A careless argument might fix one particular $T_0$ and conclude only that the corresponding orbit is periodic. The hypothesis concerns every $T_0$. Taking two different initial points and subtracting the resulting identities shows that

$$(-1)^{n+p}=(-1)^n,$$

hence $p$ must be even. Without using the arbitrariness of $T_0$, this conclusion would not be justified.

The second delicate step is deriving periodicity of $A_n$ from periodicity of $B_n$. The relation

$$B_n=A_n-B_{n-1}$$

must first be rewritten as

$$A_n=B_n+B_{n-1}.$$

Only then can one compute

$$A_{n+p} = B_{n+p}+B_{n+p-1} = B_n+B_{n-1} = A_n.$$

The argument uses both $B_{n+p}=B_n$ and $B_{n+p-1}=B_{n-1}$.

The third delicate step is computing $B_{n+p}-B_n$. If one replaces $A_{n+j}$ by $A_j$ before checking that $p$ is even, the signs may be handled incorrectly. The equality

$$(-1)^{p-j}=(-1)^j$$

depends essentially on the parity of $p$. This is exactly where the condition that the period be even enters the final classification.

Alternative Approaches

Instead of introducing the quantities $B_n$, one may work directly with affine transformations. Every composition of an even number of central symmetries is a translation, and every composition of an odd number is a central symmetry. Let $F_p$ be the transformation obtained from one block of $p$ reflections. If every orbit is periodic, then $F_p$ must be the identity transformation.
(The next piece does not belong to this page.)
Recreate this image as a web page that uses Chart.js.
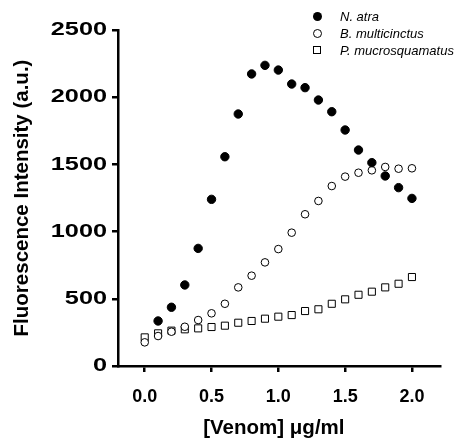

A nontrivial translation has no fixed points, and a nontrivial central symmetry has only one fixed point, so neither can produce periodicity for every initial point.

For even $p$, the transformation $F_p$ is a translation. Computing its translation vector yields

$$2\sum_{j=1}^{p}(-1)^jA_j.$$

Thus $F_p$ is the identity exactly when this alternating sum vanishes. Requiring the same block of reflections to repeat forces $A_n$ itself to be periodic. This approach is shorter conceptually, but the explicit formula for $T_n$ makes the necessity and sufficiency completely transparent.